• Exercise brief: Copy nothing but the stretch that opens with the line containing "Recreate this image" and closes with the line containing "470,473,476,479,482]". Keep pictures out.

___ Data for this task ___

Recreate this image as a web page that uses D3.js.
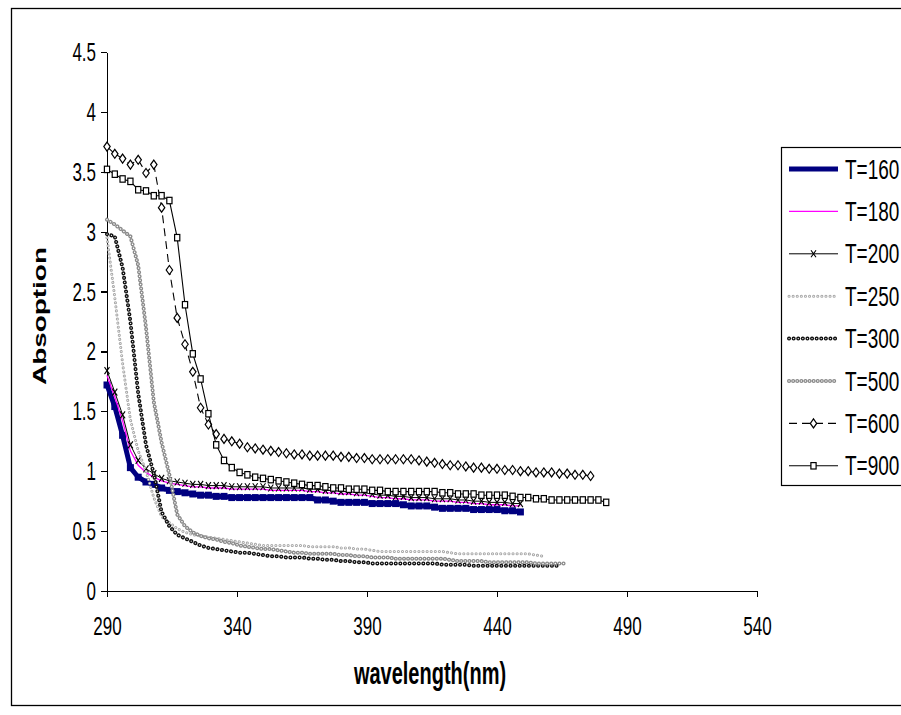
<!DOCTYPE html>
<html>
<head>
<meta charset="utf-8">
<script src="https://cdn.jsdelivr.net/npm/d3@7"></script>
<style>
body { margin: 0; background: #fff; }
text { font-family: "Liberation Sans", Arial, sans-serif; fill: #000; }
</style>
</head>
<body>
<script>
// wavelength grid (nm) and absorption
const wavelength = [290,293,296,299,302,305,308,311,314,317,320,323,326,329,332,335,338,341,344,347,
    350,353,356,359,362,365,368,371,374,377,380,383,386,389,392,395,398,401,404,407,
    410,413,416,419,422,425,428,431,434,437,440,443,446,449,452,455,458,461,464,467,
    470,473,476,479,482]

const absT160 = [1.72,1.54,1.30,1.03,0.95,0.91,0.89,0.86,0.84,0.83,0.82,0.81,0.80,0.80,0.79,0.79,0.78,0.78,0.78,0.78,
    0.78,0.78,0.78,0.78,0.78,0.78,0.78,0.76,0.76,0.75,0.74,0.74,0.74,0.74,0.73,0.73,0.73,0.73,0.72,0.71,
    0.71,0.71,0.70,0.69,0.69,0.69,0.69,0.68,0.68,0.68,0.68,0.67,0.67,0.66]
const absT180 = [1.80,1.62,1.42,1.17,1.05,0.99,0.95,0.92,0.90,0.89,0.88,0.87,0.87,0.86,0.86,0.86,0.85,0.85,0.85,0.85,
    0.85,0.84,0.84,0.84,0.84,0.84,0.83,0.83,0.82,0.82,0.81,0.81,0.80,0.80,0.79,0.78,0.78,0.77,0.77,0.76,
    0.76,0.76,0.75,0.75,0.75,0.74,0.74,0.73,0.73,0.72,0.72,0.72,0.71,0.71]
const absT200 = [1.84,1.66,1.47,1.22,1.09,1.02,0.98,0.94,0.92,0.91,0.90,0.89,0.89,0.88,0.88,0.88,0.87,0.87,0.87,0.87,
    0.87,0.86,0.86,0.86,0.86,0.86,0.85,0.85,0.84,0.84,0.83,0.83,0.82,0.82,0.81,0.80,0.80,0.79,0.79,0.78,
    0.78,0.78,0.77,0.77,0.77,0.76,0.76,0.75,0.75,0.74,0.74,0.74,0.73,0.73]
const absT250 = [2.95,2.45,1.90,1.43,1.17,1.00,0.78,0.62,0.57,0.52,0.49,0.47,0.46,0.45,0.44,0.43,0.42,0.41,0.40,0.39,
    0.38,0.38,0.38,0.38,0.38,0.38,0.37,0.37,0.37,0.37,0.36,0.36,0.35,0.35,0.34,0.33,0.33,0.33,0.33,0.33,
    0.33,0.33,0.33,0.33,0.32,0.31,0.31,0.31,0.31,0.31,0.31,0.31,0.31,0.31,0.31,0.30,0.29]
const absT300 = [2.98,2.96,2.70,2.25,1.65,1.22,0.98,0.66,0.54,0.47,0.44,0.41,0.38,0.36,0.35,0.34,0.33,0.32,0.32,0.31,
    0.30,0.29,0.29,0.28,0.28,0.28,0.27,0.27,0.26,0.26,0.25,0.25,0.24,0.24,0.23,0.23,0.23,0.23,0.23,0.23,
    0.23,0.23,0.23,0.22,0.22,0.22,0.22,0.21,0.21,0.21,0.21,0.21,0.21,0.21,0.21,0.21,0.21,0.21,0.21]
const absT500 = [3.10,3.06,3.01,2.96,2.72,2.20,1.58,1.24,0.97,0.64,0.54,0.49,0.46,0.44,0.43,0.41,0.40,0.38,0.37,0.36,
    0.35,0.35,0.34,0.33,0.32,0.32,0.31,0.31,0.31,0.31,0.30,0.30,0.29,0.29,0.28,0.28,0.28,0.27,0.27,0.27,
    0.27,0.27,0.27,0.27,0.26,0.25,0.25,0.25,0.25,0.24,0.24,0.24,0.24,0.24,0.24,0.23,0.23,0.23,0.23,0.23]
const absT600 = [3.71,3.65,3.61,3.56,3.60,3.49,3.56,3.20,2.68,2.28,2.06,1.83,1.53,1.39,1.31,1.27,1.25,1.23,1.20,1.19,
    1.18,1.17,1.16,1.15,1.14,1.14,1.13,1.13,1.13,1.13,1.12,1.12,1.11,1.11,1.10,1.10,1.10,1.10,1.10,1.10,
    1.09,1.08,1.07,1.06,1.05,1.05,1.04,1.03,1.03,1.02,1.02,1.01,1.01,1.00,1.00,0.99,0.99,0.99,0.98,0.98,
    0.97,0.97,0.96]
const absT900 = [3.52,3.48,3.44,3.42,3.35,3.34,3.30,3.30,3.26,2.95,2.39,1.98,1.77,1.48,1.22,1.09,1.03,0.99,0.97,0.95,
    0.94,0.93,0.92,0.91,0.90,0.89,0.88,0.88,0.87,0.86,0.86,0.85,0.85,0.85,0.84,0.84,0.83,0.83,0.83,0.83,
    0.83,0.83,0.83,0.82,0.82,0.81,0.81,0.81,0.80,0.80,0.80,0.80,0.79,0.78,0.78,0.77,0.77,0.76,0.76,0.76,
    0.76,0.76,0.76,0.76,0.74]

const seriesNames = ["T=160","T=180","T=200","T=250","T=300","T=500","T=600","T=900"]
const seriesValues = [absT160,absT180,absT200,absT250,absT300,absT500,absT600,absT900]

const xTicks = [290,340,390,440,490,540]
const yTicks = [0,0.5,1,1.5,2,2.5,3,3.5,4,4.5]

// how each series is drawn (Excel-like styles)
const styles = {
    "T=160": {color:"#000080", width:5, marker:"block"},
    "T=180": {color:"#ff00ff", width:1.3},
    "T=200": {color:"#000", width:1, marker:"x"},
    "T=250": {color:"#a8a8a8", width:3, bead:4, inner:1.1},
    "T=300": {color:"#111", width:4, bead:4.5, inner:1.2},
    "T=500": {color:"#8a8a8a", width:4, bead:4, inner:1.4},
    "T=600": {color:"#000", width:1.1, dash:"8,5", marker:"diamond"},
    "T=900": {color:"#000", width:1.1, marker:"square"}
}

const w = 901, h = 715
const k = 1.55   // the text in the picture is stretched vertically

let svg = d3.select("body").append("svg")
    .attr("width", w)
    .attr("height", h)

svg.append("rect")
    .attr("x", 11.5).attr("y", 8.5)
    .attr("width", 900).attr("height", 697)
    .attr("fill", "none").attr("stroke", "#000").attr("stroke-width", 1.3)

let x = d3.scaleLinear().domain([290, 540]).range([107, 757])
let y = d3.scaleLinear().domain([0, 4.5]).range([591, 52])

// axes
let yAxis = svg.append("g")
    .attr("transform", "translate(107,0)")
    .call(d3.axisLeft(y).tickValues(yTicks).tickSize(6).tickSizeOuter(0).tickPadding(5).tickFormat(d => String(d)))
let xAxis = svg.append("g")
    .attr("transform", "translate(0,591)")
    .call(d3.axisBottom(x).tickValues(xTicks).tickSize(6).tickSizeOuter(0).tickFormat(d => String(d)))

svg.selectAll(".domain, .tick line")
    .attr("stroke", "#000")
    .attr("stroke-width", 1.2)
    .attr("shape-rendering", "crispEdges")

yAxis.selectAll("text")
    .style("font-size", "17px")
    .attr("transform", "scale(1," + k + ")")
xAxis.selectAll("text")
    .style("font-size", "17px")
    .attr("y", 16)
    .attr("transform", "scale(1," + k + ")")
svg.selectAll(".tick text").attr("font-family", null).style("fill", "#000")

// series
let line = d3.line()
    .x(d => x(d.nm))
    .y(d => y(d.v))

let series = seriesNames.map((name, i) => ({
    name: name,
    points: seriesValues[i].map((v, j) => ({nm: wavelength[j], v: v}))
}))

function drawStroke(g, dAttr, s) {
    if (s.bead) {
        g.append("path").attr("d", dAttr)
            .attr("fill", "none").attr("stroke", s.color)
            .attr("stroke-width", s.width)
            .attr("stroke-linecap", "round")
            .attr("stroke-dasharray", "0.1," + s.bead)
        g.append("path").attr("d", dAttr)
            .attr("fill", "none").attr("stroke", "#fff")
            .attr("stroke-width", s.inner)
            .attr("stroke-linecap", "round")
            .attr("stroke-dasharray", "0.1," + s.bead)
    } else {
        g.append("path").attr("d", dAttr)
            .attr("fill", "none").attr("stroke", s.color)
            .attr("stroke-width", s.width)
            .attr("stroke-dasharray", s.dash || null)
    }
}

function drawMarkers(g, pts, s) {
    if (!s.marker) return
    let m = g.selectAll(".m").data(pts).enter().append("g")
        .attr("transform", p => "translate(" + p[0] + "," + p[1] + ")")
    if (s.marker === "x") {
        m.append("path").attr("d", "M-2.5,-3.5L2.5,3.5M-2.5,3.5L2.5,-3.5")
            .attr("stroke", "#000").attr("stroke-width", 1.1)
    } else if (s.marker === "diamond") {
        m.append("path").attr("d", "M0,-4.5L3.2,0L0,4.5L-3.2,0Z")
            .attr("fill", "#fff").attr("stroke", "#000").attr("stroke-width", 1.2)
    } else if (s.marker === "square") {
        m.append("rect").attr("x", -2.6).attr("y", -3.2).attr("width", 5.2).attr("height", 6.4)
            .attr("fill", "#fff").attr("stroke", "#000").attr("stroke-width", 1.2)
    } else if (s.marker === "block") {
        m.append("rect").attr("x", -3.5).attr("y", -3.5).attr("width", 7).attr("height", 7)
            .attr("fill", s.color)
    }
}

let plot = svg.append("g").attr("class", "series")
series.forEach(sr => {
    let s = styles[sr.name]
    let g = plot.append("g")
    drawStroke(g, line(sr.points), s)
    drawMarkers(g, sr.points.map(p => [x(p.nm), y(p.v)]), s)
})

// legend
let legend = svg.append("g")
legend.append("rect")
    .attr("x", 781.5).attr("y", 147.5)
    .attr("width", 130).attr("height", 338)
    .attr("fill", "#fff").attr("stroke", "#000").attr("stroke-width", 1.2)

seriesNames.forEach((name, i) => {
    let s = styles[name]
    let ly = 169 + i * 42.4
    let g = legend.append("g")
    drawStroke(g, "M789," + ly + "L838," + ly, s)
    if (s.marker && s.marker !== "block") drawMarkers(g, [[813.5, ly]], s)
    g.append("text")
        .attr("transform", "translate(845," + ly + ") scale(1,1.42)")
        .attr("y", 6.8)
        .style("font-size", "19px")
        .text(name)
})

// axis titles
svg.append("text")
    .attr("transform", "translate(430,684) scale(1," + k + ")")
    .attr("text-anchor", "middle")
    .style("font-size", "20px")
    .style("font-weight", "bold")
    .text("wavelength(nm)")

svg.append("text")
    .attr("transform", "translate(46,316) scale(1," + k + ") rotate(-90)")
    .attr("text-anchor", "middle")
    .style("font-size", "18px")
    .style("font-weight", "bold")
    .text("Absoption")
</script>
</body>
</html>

___
___ Data for this task ___

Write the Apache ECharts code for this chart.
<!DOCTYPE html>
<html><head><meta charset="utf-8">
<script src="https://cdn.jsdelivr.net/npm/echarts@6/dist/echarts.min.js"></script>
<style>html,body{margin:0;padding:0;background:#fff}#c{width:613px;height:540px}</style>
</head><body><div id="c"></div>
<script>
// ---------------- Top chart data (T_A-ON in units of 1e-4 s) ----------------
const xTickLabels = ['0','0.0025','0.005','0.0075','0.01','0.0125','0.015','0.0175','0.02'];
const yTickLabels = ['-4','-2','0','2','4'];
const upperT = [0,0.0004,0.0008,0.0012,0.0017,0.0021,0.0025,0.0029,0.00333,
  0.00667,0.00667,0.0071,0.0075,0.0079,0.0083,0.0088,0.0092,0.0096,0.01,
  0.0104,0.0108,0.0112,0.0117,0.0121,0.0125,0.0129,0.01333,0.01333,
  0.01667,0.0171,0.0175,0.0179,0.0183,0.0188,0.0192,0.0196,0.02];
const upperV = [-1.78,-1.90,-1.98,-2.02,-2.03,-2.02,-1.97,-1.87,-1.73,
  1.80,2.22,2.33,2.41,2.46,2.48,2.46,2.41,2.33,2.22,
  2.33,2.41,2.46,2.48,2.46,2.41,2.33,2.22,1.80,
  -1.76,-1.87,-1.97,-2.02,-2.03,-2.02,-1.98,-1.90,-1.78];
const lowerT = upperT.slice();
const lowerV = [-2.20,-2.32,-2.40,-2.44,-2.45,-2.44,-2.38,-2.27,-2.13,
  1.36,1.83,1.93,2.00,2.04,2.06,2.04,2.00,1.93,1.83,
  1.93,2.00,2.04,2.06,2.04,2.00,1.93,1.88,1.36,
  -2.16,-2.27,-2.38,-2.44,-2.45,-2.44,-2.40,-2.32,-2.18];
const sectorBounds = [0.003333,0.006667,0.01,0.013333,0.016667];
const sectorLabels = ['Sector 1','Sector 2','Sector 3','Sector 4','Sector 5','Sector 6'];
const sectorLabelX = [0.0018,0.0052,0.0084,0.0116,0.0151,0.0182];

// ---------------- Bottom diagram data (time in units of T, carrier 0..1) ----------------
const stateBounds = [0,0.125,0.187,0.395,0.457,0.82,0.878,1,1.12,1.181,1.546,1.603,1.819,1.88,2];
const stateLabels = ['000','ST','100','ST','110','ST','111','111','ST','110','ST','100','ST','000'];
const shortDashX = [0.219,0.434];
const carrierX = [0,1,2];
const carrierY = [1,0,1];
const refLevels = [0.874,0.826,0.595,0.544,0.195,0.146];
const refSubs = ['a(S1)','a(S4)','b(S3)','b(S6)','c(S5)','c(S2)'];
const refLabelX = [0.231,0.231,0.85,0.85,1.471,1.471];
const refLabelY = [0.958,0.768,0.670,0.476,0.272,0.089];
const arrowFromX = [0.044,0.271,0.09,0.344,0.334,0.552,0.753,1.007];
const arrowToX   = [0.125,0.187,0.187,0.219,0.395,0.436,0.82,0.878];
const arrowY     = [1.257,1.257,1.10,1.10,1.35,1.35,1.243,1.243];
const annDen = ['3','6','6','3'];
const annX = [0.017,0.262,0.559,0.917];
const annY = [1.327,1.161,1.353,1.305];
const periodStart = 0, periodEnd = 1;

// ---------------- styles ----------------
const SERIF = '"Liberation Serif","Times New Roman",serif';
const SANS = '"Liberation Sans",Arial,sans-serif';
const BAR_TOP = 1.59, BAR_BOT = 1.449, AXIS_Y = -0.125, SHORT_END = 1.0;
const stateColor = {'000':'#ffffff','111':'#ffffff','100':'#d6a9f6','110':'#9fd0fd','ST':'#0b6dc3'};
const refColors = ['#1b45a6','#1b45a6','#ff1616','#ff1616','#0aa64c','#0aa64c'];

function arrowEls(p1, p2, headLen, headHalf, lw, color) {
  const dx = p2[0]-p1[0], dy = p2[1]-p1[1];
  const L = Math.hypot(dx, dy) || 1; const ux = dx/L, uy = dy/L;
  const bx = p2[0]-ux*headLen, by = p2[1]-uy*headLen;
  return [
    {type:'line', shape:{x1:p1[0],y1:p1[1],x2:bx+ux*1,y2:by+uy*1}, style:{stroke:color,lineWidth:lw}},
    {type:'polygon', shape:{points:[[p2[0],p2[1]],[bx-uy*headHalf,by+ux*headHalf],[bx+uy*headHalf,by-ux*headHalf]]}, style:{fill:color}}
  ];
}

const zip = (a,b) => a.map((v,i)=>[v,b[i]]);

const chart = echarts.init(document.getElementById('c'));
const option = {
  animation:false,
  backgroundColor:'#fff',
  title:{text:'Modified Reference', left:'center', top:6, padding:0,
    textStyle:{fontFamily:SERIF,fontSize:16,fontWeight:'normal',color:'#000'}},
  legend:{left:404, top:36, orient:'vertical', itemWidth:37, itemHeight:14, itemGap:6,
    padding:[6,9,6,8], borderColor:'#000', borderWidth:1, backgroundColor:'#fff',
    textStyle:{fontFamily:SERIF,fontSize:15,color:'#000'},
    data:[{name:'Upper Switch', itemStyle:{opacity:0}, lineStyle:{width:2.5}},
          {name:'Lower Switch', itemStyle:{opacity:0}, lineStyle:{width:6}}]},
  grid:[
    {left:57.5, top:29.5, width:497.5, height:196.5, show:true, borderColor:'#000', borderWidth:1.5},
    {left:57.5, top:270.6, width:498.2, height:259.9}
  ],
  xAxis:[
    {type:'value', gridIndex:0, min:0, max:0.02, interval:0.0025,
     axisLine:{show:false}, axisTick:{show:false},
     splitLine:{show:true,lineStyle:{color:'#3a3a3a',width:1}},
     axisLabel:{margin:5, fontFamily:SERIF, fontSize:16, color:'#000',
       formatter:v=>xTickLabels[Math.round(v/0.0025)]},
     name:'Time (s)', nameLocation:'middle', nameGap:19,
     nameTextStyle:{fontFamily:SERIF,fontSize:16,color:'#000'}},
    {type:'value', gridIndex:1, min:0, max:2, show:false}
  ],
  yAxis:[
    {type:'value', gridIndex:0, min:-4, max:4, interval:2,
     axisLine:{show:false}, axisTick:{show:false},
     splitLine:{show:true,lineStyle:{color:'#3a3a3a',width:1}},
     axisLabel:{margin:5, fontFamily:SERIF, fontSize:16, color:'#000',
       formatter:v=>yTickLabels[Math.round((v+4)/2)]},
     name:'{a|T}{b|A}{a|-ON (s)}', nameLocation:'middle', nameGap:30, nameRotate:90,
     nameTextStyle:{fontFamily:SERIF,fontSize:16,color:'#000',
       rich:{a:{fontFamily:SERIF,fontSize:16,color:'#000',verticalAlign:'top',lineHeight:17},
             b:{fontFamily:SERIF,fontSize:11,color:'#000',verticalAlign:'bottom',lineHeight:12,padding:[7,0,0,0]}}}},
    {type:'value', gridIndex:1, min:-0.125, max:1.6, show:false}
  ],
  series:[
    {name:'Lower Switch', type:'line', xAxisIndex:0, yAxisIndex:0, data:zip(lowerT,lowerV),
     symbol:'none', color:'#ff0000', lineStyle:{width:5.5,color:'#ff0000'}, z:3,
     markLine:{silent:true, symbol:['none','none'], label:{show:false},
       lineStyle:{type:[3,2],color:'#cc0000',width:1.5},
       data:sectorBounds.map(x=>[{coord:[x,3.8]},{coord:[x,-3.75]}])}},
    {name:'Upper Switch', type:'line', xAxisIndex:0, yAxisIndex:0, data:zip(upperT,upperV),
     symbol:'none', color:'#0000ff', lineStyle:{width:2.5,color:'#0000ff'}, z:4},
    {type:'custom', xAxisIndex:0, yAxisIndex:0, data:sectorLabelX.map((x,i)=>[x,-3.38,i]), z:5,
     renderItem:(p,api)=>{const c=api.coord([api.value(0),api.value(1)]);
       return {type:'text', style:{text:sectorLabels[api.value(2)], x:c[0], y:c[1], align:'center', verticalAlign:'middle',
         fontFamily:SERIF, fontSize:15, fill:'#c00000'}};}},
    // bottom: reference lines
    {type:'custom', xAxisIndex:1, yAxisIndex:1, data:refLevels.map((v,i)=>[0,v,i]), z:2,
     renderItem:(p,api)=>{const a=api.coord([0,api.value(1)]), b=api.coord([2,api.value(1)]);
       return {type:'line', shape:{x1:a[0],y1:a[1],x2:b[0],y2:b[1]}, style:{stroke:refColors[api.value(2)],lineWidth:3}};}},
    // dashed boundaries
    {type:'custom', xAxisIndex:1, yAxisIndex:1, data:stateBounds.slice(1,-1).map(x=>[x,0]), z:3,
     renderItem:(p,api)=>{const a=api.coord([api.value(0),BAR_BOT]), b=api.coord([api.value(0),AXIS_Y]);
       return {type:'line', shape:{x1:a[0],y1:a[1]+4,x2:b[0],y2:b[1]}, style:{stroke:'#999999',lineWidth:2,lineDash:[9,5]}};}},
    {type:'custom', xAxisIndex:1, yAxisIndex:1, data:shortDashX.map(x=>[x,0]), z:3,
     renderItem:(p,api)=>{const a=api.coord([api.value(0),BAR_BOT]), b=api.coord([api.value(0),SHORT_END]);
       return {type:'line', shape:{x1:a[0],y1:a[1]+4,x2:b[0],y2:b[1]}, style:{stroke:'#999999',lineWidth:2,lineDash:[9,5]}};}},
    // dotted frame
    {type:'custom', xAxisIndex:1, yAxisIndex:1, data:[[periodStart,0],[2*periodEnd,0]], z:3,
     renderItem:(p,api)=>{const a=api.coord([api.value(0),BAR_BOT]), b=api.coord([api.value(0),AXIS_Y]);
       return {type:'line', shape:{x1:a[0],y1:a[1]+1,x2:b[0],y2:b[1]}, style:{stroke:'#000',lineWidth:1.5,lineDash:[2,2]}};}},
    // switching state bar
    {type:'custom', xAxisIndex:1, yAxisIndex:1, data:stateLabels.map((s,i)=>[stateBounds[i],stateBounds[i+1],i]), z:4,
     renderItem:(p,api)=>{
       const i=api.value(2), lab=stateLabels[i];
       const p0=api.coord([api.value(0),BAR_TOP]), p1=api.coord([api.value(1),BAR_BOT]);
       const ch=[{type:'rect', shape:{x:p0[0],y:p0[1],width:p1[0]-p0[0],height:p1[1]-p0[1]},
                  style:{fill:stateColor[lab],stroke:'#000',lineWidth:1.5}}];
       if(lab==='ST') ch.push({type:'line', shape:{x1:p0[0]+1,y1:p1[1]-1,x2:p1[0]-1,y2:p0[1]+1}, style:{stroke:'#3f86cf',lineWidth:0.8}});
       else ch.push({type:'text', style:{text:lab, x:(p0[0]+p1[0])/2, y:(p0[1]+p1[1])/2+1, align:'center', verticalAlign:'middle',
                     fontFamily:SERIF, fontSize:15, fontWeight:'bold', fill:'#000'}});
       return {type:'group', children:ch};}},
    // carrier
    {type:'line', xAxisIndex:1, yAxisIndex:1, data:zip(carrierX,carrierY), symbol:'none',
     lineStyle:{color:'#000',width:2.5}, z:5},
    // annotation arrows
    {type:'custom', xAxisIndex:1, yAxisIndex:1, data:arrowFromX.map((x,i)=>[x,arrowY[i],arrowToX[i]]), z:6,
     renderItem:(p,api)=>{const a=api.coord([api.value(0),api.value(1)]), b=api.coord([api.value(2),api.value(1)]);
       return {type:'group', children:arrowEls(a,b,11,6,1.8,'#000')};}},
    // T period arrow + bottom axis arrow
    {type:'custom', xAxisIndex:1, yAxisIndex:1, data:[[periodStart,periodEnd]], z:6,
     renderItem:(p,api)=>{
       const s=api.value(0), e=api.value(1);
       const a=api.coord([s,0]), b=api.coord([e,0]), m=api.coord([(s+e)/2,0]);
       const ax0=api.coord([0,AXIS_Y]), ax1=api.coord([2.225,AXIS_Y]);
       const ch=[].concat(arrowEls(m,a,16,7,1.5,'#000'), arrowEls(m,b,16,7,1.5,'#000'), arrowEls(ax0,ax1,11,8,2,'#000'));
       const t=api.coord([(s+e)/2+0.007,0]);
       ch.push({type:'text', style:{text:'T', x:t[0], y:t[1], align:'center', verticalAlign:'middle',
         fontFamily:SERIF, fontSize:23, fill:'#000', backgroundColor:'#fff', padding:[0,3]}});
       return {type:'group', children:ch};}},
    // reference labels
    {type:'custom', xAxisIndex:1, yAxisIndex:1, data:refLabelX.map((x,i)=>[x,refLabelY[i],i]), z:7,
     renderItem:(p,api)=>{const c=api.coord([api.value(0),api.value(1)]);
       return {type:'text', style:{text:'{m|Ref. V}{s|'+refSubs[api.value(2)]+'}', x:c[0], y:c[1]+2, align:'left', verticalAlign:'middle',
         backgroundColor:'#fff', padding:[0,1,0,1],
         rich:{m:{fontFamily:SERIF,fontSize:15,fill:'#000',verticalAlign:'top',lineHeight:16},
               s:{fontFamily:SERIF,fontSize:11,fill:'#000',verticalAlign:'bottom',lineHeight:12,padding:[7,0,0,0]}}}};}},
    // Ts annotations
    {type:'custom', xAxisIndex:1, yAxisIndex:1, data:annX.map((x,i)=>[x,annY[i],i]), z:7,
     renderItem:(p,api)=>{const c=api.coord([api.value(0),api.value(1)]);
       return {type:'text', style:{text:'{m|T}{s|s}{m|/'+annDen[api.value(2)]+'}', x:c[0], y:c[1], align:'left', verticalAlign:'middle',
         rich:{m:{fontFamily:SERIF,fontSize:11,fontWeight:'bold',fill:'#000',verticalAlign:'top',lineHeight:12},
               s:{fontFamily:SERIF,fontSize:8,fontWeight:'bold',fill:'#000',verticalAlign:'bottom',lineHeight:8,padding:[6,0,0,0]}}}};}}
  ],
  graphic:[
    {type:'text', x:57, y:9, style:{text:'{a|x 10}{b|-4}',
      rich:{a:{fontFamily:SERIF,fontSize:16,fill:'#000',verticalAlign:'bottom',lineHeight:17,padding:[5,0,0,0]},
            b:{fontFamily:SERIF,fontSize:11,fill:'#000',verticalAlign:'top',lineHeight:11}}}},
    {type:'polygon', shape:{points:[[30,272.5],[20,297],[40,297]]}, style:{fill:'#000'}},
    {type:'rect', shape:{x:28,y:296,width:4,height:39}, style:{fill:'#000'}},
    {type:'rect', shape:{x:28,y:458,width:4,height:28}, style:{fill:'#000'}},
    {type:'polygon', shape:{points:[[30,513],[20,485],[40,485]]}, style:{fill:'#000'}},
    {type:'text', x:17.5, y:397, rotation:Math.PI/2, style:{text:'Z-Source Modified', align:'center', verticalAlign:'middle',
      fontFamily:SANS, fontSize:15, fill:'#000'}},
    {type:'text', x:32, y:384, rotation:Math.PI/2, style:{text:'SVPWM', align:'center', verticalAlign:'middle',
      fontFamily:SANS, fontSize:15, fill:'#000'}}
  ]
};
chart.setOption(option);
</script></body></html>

___

• Complete output:
Recreate this image as a web page that uses D3.js.
<!DOCTYPE html>
<html>
<head>
<meta charset="utf-8">
<script src="https://cdn.jsdelivr.net/npm/d3@7"></script>
<style>
body { margin: 0; background: #fff; }
text { font-family: "Liberation Sans", Arial, sans-serif; fill: #000; }
</style>
</head>
<body>
<script>
// wavelength grid (nm) and absorption
const wavelength = [290,293,296,299,302,305,308,311,314,317,320,323,326,329,332,335,338,341,344,347,
    350,353,356,359,362,365,368,371,374,377,380,383,386,389,392,395,398,401,404,407,
    410,413,416,419,422,425,428,431,434,437,440,443,446,449,452,455,458,461,464,467,
    470,473,476,479,482]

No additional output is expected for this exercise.